Sample Size Neglect
Sample size neglect, sometimes also referred to as the ‘law of small numbers‘, is an example of a bias caused when we rely on representativeness heuristics. In this case, when we have to judge the likelihood that a set of observations was generated by a particular model, we often fail to take into account the size of the sample.
Sample Size Neglect Example
It is true that a small sample of observations, e.g. six tosses of a coin resulting in three heads and three tails, can be just as representative of a fair coin as a large sample of observations (500 heads and 500 tails). However, the second sample is more informative. Still, we tend to find both samples equally informative about the fairness of the coin.

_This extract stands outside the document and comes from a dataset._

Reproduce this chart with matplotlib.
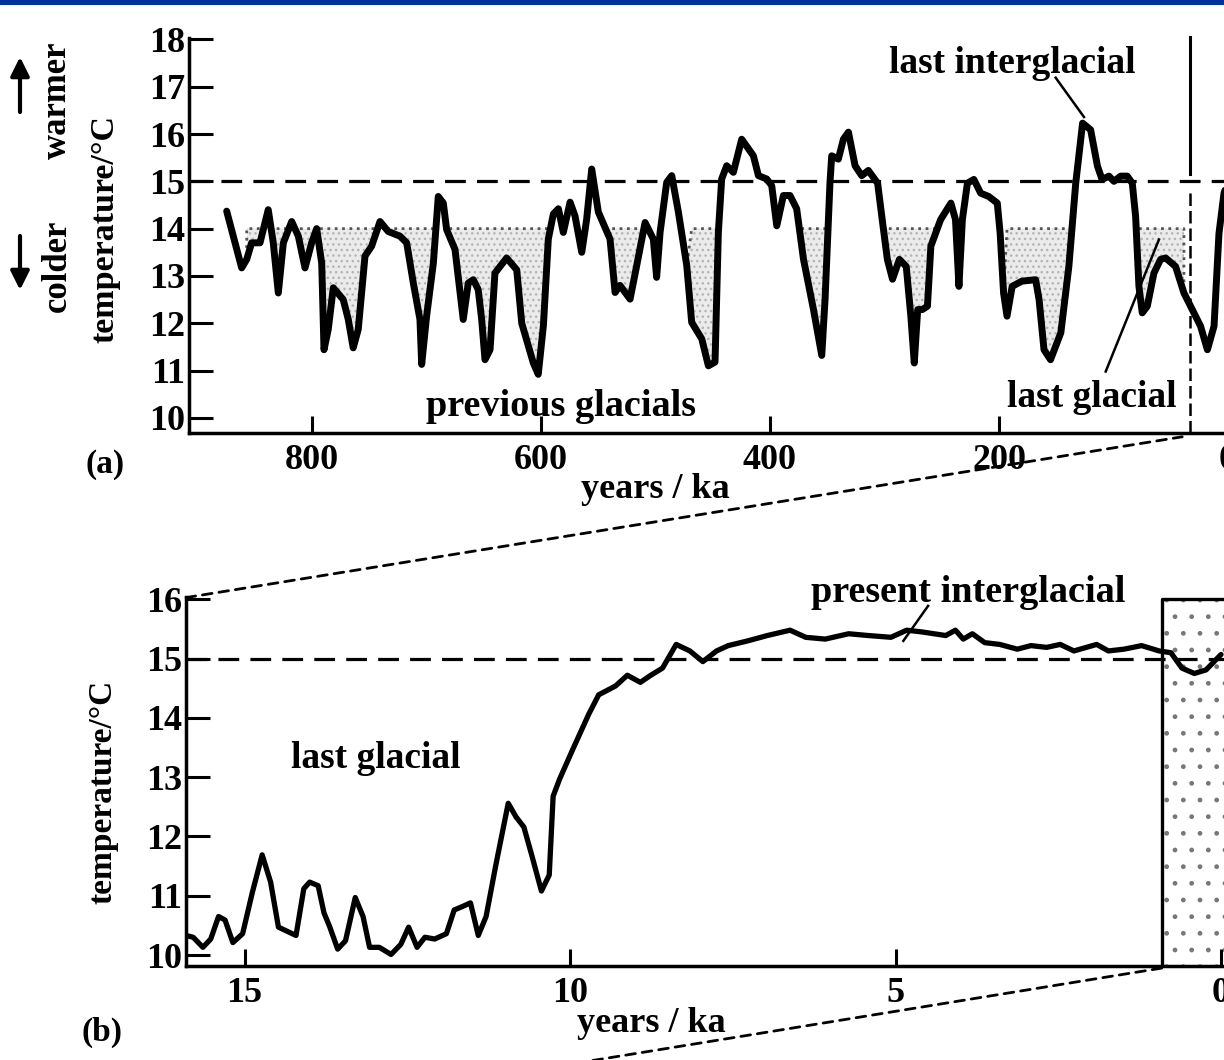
import matplotlib
matplotlib.use("Agg")
import matplotlib.pyplot as plt
from matplotlib.patches import Rectangle, ConnectionPatch
import numpy as np

# (a) last ~900 ka
ka_a = [874.5, 861.4, 857.0, 852.7, 845.4, 838.2, 833.8, 829.4, 825.0, 817.7,
        811.9, 806.1, 800.3, 795.9, 791.5, 789.5, 785.8, 781.4, 772.7, 768.3,
        764.0, 759.6, 753.7, 747.9, 740.6, 733.4, 723.1, 717.3, 711.5, 705.7,
        704.2, 699.9, 694.0, 689.7, 685.3, 682.4, 675.1, 667.9, 663.5, 659.1,
        654.8, 651.8, 648.9, 644.5, 640.2, 630.0, 621.2, 616.8, 606.7, 602.4,
        597.9, 593.6, 589.2, 584.8, 580.5, 574.6, 570.3, 564.4, 560.1, 555.7,
        549.9, 539.7, 535.3, 531.0, 522.2, 516.4, 509.1, 501.9, 499.0, 496.0,
        490.2, 485.8, 480.0, 472.7, 468.4, 459.6, 453.8, 448.0, 445.1, 442.2,
        437.8, 432.0, 424.7, 414.5, 410.1, 402.9, 398.5, 394.1, 388.3, 382.5,
        376.7, 370.8, 362.1, 354.8, 351.9, 347.6, 346.1, 340.3, 335.9, 331.5,
        325.7, 319.9, 314.1, 306.0, 302.0, 297.5, 293.0, 287.0, 281.0, 277.0,
        274.0, 271.0, 267.0, 262.5, 259.5, 251.0, 242.0, 238.0, 235.0, 232.0,
        227.6, 222.0, 216.0, 209.0, 201.5, 199.0, 196.0, 193.0, 188.5, 180.0,
        168.0, 165.0, 160.7, 155.0, 146.0, 139.0, 133.0, 127.0, 120.0, 114.0,
        110.0, 104.0, 99.6, 93.8, 88.0, 83.6, 80.7, 77.8, 74.9, 70.5,
        64.7, 58.9, 54.5, 45.8, 38.5, 29.8, 24.0, 18.0, 12.2, 7.9,
        3.5, 0.0]
temp_a = [14.37, 13.17, 13.35, 13.70, 13.70, 14.40, 13.70, 12.64, 13.70, 14.15,
          13.84, 13.17, 13.70, 14.00, 13.27, 11.44, 11.87, 12.75, 12.50, 12.08,
          11.48, 11.87, 13.42, 13.63, 14.15, 13.94, 13.84, 13.70, 12.85, 12.08,
          11.13, 12.15, 13.27, 14.68, 14.54, 13.98, 13.56, 12.08, 12.85, 12.92,
          12.71, 12.08, 11.23, 11.44, 13.06, 13.38, 13.13, 12.00, 11.16, 10.92,
          11.95, 13.78, 14.31, 14.42, 13.92, 14.56, 14.27, 13.50, 14.20, 15.26,
          14.35, 13.78, 12.65, 12.80, 12.51, 13.22, 14.13, 13.78, 12.97, 13.92,
          14.98, 15.12, 14.35, 13.22, 12.02, 11.67, 11.10, 11.18, 13.92, 15.05,
          15.33, 15.19, 15.89, 15.54, 15.12, 15.05, 14.91, 14.06, 14.70, 14.70,
          14.42, 13.36, 12.30, 11.32, 12.51, 14.98, 15.54, 15.47, 15.89, 16.04,
          15.33, 15.12, 15.23, 14.96, 14.19, 13.35, 12.93, 13.35, 13.20, 12.15,
          11.16, 12.29, 12.29, 12.36, 13.63, 14.19, 14.54, 14.19, 12.78, 14.19,
          14.96, 15.04, 14.75, 14.68, 14.54, 13.90, 12.64, 12.15, 12.78, 12.89,
          12.92, 12.50, 11.44, 11.23, 11.80, 13.20, 14.96, 16.23, 16.09, 15.32,
          15.04, 15.11, 15.00, 15.11, 15.11, 14.96, 14.26, 12.78, 12.22, 12.36,
          13.06, 13.35, 13.38, 13.20, 12.64, 12.22, 11.94, 11.44, 11.94, 13.90,
          14.75, 15.00]

# stippled glacial periods in (a), ka ranges
glacial_spans = [(860, 588), (541, 514), (471, 446), (372, 349),
                 (300, 256), (194, 134), (82, 30)]

# (b) last 16 ka
ka_b = [15.90, 15.79, 15.64, 15.52, 15.40, 15.30, 15.18, 15.03, 14.88, 14.73,
        14.60, 14.48, 14.21, 14.09, 14.00, 13.87, 13.78, 13.69, 13.57, 13.45,
        13.30, 13.18, 13.08, 12.93, 12.75, 12.60, 12.48, 12.35, 12.23, 12.08,
        11.90, 11.78, 11.65, 11.53, 11.41, 11.29, 11.14, 10.95, 10.83, 10.71,
        10.59, 10.44, 10.32, 10.26, 10.16, 9.95, 9.71, 9.56, 9.30, 9.12,
        8.92, 8.76, 8.58, 8.37, 8.16, 7.96, 7.75, 7.57, 7.27, 6.97,
        6.62, 6.38, 6.08, 5.72, 5.42, 5.07, 4.83, 4.59, 4.23, 4.08,
        3.96, 3.82, 3.63, 3.40, 3.13, 2.92, 2.68, 2.47, 2.26, 1.91,
        1.73, 1.49, 1.22, 0.95, 0.77, 0.60, 0.41, 0.23, 0.00]
temp_b = [10.33, 10.30, 10.13, 10.27, 10.65, 10.59, 10.21, 10.36, 11.06, 11.69,
          11.23, 10.47, 10.33, 11.12, 11.23, 11.17, 10.71, 10.47, 10.10, 10.24,
          10.97, 10.65, 10.13, 10.13, 10.01, 10.18, 10.47, 10.13, 10.30, 10.27,
          10.36, 10.76, 10.82, 10.88, 10.33, 10.65, 11.52, 12.56, 12.33, 12.16,
          11.69, 11.08, 11.35, 12.68, 12.97, 13.49, 14.07, 14.39, 14.54, 14.72,
          14.60, 14.72, 14.84, 15.24, 15.13, 14.95, 15.13, 15.22, 15.30, 15.39,
          15.48, 15.36, 15.33, 15.42, 15.39, 15.36, 15.48, 15.45, 15.39, 15.48,
          15.33, 15.42, 15.27, 15.24, 15.16, 15.22, 15.19, 15.24, 15.13, 15.24,
          15.13, 15.16, 15.22, 15.13, 15.10, 14.84, 14.75, 14.81, 15.07]

yticks_a = [10, 11, 12, 13, 14, 15, 16, 17, 18]
xticks_a = [800, 600, 400, 200, 0]
yticks_b = [10, 11, 12, 13, 14, 15, 16]
xticks_b = [15, 10, 5, 0]

FONT = "Liberation Serif"
plt.rcParams["font.family"] = FONT
plt.rcParams["font.weight"] = "bold"
plt.rcParams["hatch.linewidth"] = 1.0

W, H = 1224, 1060
fig = plt.figure(figsize=(W / 100, H / 100), dpi=100)

def px(x, y):
    return x / W, 1 - y / H

ax_a = fig.add_axes([189 / W, 1 - 433 / H, (1280 - 189) / W, (433 - 38) / H])
ax_b = fig.add_axes([186 / W, 1 - 966 / H, (1280 - 186) / W, (966 - 597) / H])

def style(ax):
    for s in ["top", "right"]:
        ax.spines[s].set_visible(False)
    for s in ["left", "bottom"]:
        ax.spines[s].set_linewidth(2.5)
    ax.tick_params(axis="y", direction="in", length=17, width=2.2, pad=3,
                   labelsize=26)
    ax.tick_params(axis="x", direction="in", length=12, width=2.2, pad=8,
                   labelsize=26)
    ax.patch.set_alpha(0)

# ---- panel (a)
ka_a = np.array(ka_a)
temp_a = np.array(temp_a)
ax_a.set_xlim(907.4, -45.4)
ax_a.set_ylim(9.68, 18.03)
for lo_hi in glacial_spans:
    m = (ka_a <= lo_hi[0]) & (ka_a >= lo_hi[1])
    ax_a.fill_between(ka_a, temp_a, 14, where=m & (temp_a < 14.0),
                      interpolate=True, facecolor="#ebebeb", hatch="...",
                      edgecolor="#b4b4b4", lw=0, zorder=1)
    ax_a.fill_between(ka_a, temp_a, 14, where=m & (temp_a < 14.0),
                      interpolate=True, facecolor="none", edgecolor="#555555",
                      lw=2.0, ls=":", zorder=1)
ax_a.axhline(15, color="k", lw=2.3, ls=(0, (6.5, 3.5)), zorder=2)
ax_a.plot(ka_a, temp_a, color="k", lw=5, solid_joinstyle="round",
          solid_capstyle="round", zorder=3)
# marker of the start of the last glacial
ax_a.plot([33, 33], [15.15, 18.05], color="k", lw=2.2, clip_on=False)
ax_a.plot([33, 33], [9.68, 14.85], color="k", lw=1.8, ls=(0, (5, 2)))
ax_a.set_xticks(xticks_a)
ax_a.set_yticks(yticks_a)
style(ax_a)

ax_a.text(188.6, 17.5, "last interglacial", fontsize=27, ha="center", va="center")
ax_a.plot([150.5, 125.8], [17.19, 16.36], color="k", lw=1.8)
ax_a.text(118.8, 10.43, "last glacial", fontsize=27, ha="center", va="center")
ax_a.plot([106.8, 60.3], [10.98, 13.77], color="k", lw=1.8)
ax_a.text(582.5, 10.24, "previous glacials", fontsize=27.5, ha="center",
          va="center")

# ---- panel (b)
ax_b.set_xlim(15.9, -0.906)
ax_b.set_ylim(9.815, 16.04)
ax_b.fill_between([0.91, -0.906], 9.815, 16.0, facecolor="white", hatch=".",
                  edgecolor="#777777", lw=0, zorder=1)
ax_b.plot([0.91, 0.91, -0.906], [9.815, 16.0, 16.0], color="k", lw=2.4,
          zorder=2)
ax_b.axhline(15, color="k", lw=2.3, ls=(0, (6.5, 3.5)), zorder=2)
ax_b.plot(ka_b, temp_b, color="k", lw=3.8, solid_joinstyle="round",
          solid_capstyle="round", zorder=3)
ax_b.set_xticks(xticks_b)
ax_b.set_yticks(yticks_b)
style(ax_b)

ax_b.text(3.89, 16.12, "present interglacial", fontsize=27.5, ha="center",
          va="center", clip_on=False)
ax_b.plot([4.5, 4.88], [15.89, 15.3], color="k", lw=1.8)
ax_b.text(12.99, 13.32, "last glacial", fontsize=27, ha="center", va="center")

# zoom connectors
dash = (0, (3.5, 2.5))
fig.add_artist(ConnectionPatch(xyA=(15.9, 16.03), coordsA=ax_b.transData,
                               xyB=(40, 9.6), coordsB=ax_a.transData,
                               ls=dash, lw=2.0, color="k"))
fig.add_artist(ConnectionPatch(xyA=(0.91, 9.78), coordsA=ax_b.transData,
                               xyB=(0.38, -0.02), coordsB="figure fraction",
                               ls=dash, lw=2.0, color="k"))

# labels
fig.text(*px(105, 229), "temperature/°C", rotation=90, fontsize=24.5,
         ha="center", va="center")
fig.text(*px(57, 266), "colder", rotation=90, fontsize=25, ha="center",
         va="center")
fig.text(*px(57, 100), "warmer", rotation=90, fontsize=25, ha="center",
         va="center")
fig.text(*px(103, 792), "temperature/°C", rotation=90, fontsize=24,
         ha="center", va="center")
fig.text(*px(655, 490), "years / ka", fontsize=26, ha="center", va="center")
fig.text(*px(651, 1023), "years / ka", fontsize=26, ha="center", va="center")
fig.text(*px(105, 465), "(a)", fontsize=24, ha="center", va="center")
fig.text(*px(102, 1032), "(b)", fontsize=24, ha="center", va="center")

arrow = dict(arrowstyle="-|>", lw=3, mutation_scale=28, color="k",
             shrinkA=0, shrinkB=0)
fig.add_artist(plt.Annotation("", xy=px(20, 57), xytext=px(20, 112),
                              xycoords="figure fraction",
                              textcoords="figure fraction", arrowprops=arrow))
fig.add_artist(plt.Annotation("", xy=px(20, 290), xytext=px(20, 236),
                              xycoords="figure fraction",
                              textcoords="figure fraction", arrowprops=arrow))

# blue strip along the top
fig.add_artist(Rectangle((0, 1 - 5 / H), 1, 5 / H, transform=fig.transFigure,
                         color="#003399", lw=0))

fig.savefig("out.png", dpi=100)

The following figure, using Excel, illustrates the importance of sufficiently large samples. In Excel, we simulate tossing a fair coin. Even though the coin is fair, only 5 out the first 20 observations are heads. While the fraction of heads and tails should (and will) converge to 50%, this happens only slowly. Even after a 1000 observations, convergence is still not the case. Clearly, we need a lot of observations before we can conclude whether a coin is indeed fair.

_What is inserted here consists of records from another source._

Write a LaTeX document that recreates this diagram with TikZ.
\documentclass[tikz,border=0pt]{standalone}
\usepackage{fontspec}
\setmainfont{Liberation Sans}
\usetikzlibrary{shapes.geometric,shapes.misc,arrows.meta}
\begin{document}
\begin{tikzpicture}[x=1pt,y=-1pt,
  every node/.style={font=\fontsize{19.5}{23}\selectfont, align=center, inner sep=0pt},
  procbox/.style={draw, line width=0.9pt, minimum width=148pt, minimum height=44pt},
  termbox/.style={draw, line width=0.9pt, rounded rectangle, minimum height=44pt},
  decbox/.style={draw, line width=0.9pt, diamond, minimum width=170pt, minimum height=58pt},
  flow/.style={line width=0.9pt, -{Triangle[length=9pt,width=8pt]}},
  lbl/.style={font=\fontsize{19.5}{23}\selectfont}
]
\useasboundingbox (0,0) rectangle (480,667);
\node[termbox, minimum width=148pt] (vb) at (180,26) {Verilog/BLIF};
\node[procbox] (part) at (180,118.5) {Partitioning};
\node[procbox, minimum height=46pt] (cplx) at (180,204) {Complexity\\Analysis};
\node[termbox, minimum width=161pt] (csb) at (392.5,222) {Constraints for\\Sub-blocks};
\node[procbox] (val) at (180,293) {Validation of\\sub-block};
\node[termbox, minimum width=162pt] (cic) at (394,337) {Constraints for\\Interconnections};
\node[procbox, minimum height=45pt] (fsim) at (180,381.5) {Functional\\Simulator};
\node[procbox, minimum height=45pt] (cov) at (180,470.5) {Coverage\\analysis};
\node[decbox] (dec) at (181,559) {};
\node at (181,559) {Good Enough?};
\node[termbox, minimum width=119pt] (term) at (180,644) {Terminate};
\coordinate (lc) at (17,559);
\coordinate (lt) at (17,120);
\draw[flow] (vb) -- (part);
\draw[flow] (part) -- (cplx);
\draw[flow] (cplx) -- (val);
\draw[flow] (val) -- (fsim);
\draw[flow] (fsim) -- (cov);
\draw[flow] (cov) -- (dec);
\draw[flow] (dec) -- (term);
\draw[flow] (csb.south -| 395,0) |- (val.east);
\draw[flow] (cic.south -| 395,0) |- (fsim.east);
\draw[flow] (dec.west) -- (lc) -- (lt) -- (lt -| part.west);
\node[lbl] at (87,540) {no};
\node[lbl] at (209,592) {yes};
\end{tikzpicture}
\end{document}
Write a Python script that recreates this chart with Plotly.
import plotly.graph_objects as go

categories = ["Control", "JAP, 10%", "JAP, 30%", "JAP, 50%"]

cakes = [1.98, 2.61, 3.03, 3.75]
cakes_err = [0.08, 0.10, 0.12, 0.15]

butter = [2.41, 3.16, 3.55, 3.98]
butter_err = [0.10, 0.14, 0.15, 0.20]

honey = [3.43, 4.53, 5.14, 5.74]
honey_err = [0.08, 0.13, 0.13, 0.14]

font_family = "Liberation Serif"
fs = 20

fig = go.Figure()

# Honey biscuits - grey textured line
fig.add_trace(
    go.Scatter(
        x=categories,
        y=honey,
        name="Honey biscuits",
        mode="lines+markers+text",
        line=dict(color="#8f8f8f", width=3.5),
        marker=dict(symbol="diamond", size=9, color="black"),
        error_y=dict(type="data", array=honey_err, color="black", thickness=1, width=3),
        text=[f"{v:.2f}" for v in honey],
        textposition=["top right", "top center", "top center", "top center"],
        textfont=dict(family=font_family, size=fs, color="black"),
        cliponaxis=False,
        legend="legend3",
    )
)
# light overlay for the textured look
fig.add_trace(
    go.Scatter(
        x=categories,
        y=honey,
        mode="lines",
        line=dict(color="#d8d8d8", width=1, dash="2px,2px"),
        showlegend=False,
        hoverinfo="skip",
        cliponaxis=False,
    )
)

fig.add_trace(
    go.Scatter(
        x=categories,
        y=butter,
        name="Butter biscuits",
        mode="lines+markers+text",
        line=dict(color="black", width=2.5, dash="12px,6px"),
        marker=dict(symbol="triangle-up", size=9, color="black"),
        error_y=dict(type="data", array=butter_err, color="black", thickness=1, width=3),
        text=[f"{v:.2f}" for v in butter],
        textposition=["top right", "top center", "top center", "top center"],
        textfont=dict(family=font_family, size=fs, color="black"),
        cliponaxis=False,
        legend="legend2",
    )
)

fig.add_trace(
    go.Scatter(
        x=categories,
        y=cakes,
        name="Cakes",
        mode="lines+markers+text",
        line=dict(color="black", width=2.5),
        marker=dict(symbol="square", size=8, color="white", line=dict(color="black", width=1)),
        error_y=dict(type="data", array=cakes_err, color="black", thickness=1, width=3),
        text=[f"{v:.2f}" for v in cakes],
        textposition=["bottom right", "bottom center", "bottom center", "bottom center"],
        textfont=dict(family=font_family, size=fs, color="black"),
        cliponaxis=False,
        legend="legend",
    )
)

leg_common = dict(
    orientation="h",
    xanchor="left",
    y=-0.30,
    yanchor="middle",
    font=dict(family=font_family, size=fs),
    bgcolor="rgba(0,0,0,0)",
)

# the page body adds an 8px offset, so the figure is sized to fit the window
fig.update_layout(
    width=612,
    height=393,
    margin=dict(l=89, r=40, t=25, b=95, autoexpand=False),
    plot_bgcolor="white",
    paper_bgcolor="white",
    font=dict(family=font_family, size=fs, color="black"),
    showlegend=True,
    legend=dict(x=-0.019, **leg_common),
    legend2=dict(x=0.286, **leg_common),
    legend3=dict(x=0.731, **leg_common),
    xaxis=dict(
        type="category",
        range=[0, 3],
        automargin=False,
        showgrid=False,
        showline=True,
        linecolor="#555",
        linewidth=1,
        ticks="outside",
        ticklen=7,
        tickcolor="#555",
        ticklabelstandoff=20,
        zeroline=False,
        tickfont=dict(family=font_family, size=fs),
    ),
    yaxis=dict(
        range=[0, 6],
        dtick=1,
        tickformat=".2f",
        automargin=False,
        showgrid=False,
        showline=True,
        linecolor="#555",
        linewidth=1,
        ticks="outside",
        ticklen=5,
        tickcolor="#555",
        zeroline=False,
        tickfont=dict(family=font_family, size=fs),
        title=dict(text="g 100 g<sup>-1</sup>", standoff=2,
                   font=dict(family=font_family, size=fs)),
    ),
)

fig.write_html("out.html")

Sample size neglect suggests that, when we don’t know the ‘data generating process’, we will infer it too quickly on the basis of too few observations.

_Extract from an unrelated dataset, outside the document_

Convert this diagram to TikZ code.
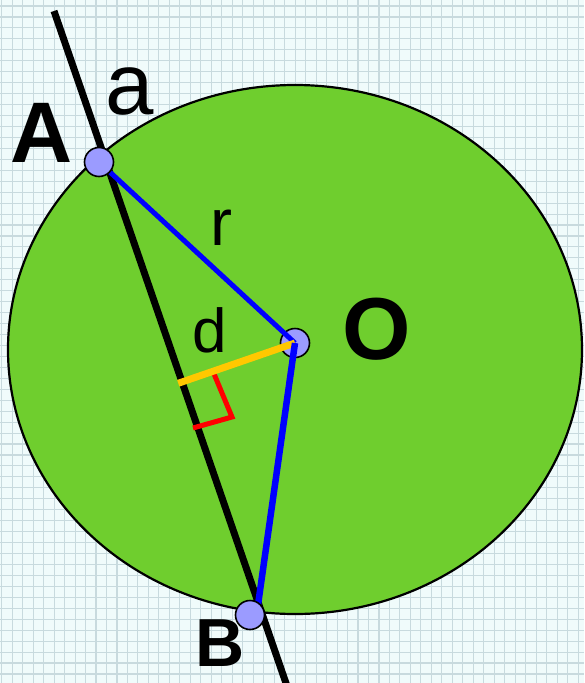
\documentclass[tikz,border=0pt]{standalone}
\usepackage{fontspec}
\setmainfont{Liberation Sans}
\usetikzlibrary{calc}
\definecolor{bgcol}{RGB}{240,251,251}
\definecolor{gridcol}{RGB}{200,218,222}
\definecolor{fieldgreen}{RGB}{111,206,46}
\definecolor{ptfill}{RGB}{155,155,255}
\definecolor{dgold}{RGB}{255,200,0}
\tikzset{
  gridline/.style={draw=gridcol, line width=1.1pt},
  pt/.style={circle, draw=black, line width=1.6pt, fill=ptfill, minimum size=29pt, inner sep=0pt},
  lbl/.style={inner sep=0pt, text=black},
}
\begin{document}
\begin{tikzpicture}[x=1pt,y=-1pt]
\useasboundingbox (0,0) rectangle (584,683);
\clip (0,0) rectangle (584,683);
\fill[bgcol] (0,0) rectangle (584,683);
\foreach \k in {0,...,56} {\draw[gridline] ({1.7+10.48*\k},0) -- ({1.7+10.48*\k},683);}
\foreach \k in {0,...,62} {\draw[gridline] (0,{6+10.95*\k}) -- (584,{6+10.95*\k});}
% circle (ellipse)
\draw[fill=fieldgreen, draw=black, line width=2.2pt] (295,349.5) ellipse [x radius=287pt, y radius=264.5pt];
% line a
\coordinate (L1) at (54,11);
\coordinate (L2) at (288,689);
\draw[line width=7pt] (L1) -- (L2);
% points
\node[pt] (O) at (295,343) {};
\coordinate (Bt) at (257,612);
\coordinate (F) at ($(L1)!(O)!(L2)$);
\coordinate (Fy) at ($(F)!-4pt!(O)$);
\coordinate (R1) at (212,369);
\coordinate (R2) at (232,417);
\coordinate (R3) at (193,428);
\draw[red, line width=5pt, line join=miter] (R1) -- (R2) -- (R3);
\draw[blue, line width=5pt] (99,162) -- (O.center);
\draw[dgold, line width=7pt] (O.center) -- (Fy);
\draw[blue, line width=6.5pt] (O.center) -- (Bt);
\node[pt] (A) at (99,162) {};
\node[pt] (B) at (250,615) {};
% labels
\node[lbl] (lA) at (42,133) {\fontsize{86}{86}\selectfont\bfseries A};
\node[lbl] (la) at (130,92) {\fontsize{87}{87}\selectfont a};
\node[lbl] (lr) at (221,228) {\fontsize{66}{66}\selectfont r};
\node[lbl] (ld) at (209.5,330) {\fontsize{62}{62}\selectfont d};
\node[lbl] (lO) at (377,329) {\fontsize{88}{88}\selectfont\bfseries O};
\node[lbl] (lB) at (220,643) {\fontsize{68}{68}\selectfont\bfseries B};
\end{tikzpicture}
\end{document}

Sample Size Neglect In Finance
Investors are confronted with small samples all the time. For example, you might believe a financial analyst to be skillful if he has 5 consecutive good stock picks. However, 5 successes is too small to be able to judge whether the analyst is truly talented or whether it is due to luck.
Similarly, we shouldn’t jump to conclusions when evaluating mutual fund managers’ track record. Even if the track record spans several years, the size of this ‘sample’ is typically not long enough to determine whether the fund manager is truly skilled.
In cases where we do know the ‘data generating process’, the law of small numbers is called the gambler’s fallacy.
We discussed sample size neglect, the tendency for investors and analysts to draw conclusions based on a small sample size of data, without considering the statistical significance of their findings.
Sample size neglect is a very important consideration when dealing with financial data. A fairly large data set, covering several years, can still be unrepresentative of the data generating process of a strategy.